We also set our strategy, along with the financial objectives that would dictate our approach. This allowed us to appreciate the importance of setting these rules and targets, in order to provide focus and unity for the company. They helped us answer questions like ‘should we increase our debt financing during a low interest rate environment?’ Or ‘should we perhaps lean more on reinsurance when we perceive the threat of catastrophes to be higher?’
Finally, these objectives also acted as a good measure of success and failure in the view of our stakeholders, which stresses the importance of stable growth rather than volatile growth. For example, if you could choose to work for two insurers, would you work for the one that could is growing rapidly but could go insolvent over the next few years, or would you choose the one with more stable growth and job security? Clearly there is value-add for stability.
What this experience taught us...
The simulator has given us so many important learnings to successfully operate an insurance company. The first, and possibly most important, is the appreciation for the art of underwriting, and its value in starting an insurance company.
Premiums are the lifeblood of an insurer, and so without this, success is impossible. Our role in the simulator was therefore trying to emulate the premium retention and overall underwriting success. The investment side is an ancillary factor; useful in magnifying good underwriting performance or reducing an underwriting loss in a given year.
Alongside this learning, we acquired a holistic understanding of all the technical terms in a balance sheet, income statement and even performance ratios.

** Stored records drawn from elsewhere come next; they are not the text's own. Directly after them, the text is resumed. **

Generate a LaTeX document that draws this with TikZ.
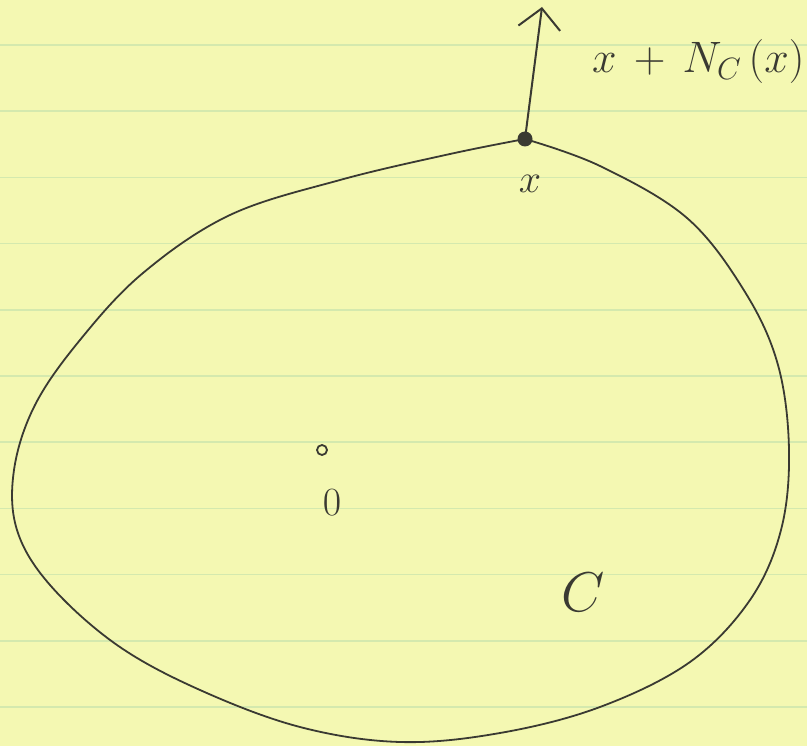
\RequirePackage{fix-cm}
\documentclass[tikz,border=0pt]{standalone}
\usepackage{tikz}
\usetikzlibrary{positioning,arrows.meta}
\definecolor{papel}{HTML}{F4F8B2}
\definecolor{renglon}{HTML}{D4E9AE}
\definecolor{tinta}{HTML}{3A3A32}
\tikzset{
  trazo/.style={draw=tinta,line width=1.8pt,line join=round,line cap=round},
  flecha/.style={-{Straight Barb[length=20pt,width=42pt,line width=2pt]},draw=tinta,line width=2pt,line cap=round},
  etiqueta/.style={font=\fontsize{40}{44}\selectfont,text=tinta,inner sep=0pt},
  punto/.style={circle,fill=tinta,minimum size=15pt,inner sep=0pt},
  origen/.style={circle,draw=tinta,line width=1.8pt,minimum size=10pt,inner sep=0pt},
}

\begin{document}
\begin{tikzpicture}[x=1pt,y=-1pt]
  \useasboundingbox (0,0) rectangle (807,746);
  \fill[papel] (0,0) rectangle (807,746);
  \foreach \k in {0,...,10}
    \draw[renglon,line width=1.6pt] (0,45+66.2*\k) -- (807,45+66.2*\k);
  \draw[trazo] plot[smooth,tension=0.6] coordinates {
    (525,139) (600,166) (687,218) (745,292) (778,365) (789,450) (781,530)
    (750,600) (690,662) (600,707) (500,733) (400,742) (300,727) (200,690)
    (117,645) (50,585) (17,530) (14,470) (35,405) (80,340) (143,273)
    (230,215) (340,180) (450,154) (525,139)};
  \node[punto] (px) at (525,139) {};
  \coordinate (tip) at (542,7);
  \draw[flecha] (px.center) -- (tip);
  \node[etiqueta,font=\fontsize{44}{48}\selectfont,anchor=west] (normal) at (592,62) {$x\,+\,N_C\,(x)$};
  \node[etiqueta] (lx) at (530,184) {$x$};
  \node[origen] (o) at (322,450) {};
  \node[etiqueta] (lo) at (332,503) {$0$};
  \node[etiqueta,font=\fontsize{56}{60}\selectfont] (lc) at (583,592) {$C$};
\end{tikzpicture}
\end{document}
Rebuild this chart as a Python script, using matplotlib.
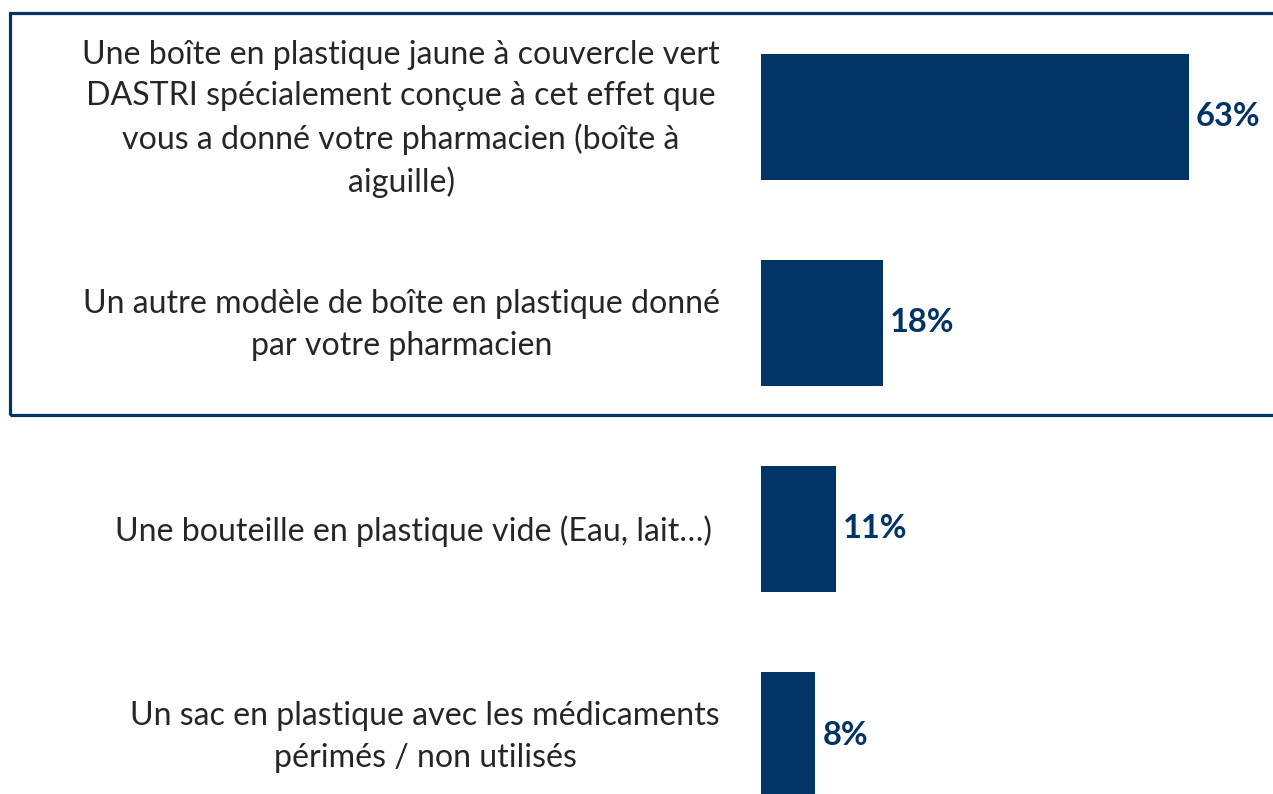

Performance ratios are rather like checking the pulse in different areas (e.g. capital, investment, underwriting, profitability) which we used to guide and tweak our decision making.
Reflecting on our experience
On reflection, we found our approach was rather aggressive, indicating we were being too bullish with our underwriting, using limited reinsurance, causing strong results in good times, but adverse results in bad times. This is an important learning that simply cannot be read in a textbook!
Our combined ratio told exactly this story, with our ratio exceeding 100% when floods caused our losses to spike. The combined ratio is the fundamental measure of underwriting performance, and should not exceed 100%. For example at 100%, for every £1 of premiums received, the insurer pays out £1 in claims and expenses.
We found that as prepared as you are for your strategy and financial management, you must adapt to changing market conditions. Having a rigid approach will fail to capitalise on opportunities, or fall victim to threats, and so it is paramount to be flexible. As our highlights below show, we sometimes made an underwriting profit (claims and expenses were lower than premiums received), as well as an investment profit, dictating our overall profitability (ROE).
Going forward, this holistic and thorough understanding acquired will be integral for my career going forward. As someone who aspires to be an Underwriter, the lessons learned are invaluable and are my first taste at the challenges and requirements of successfully operating an insurance company.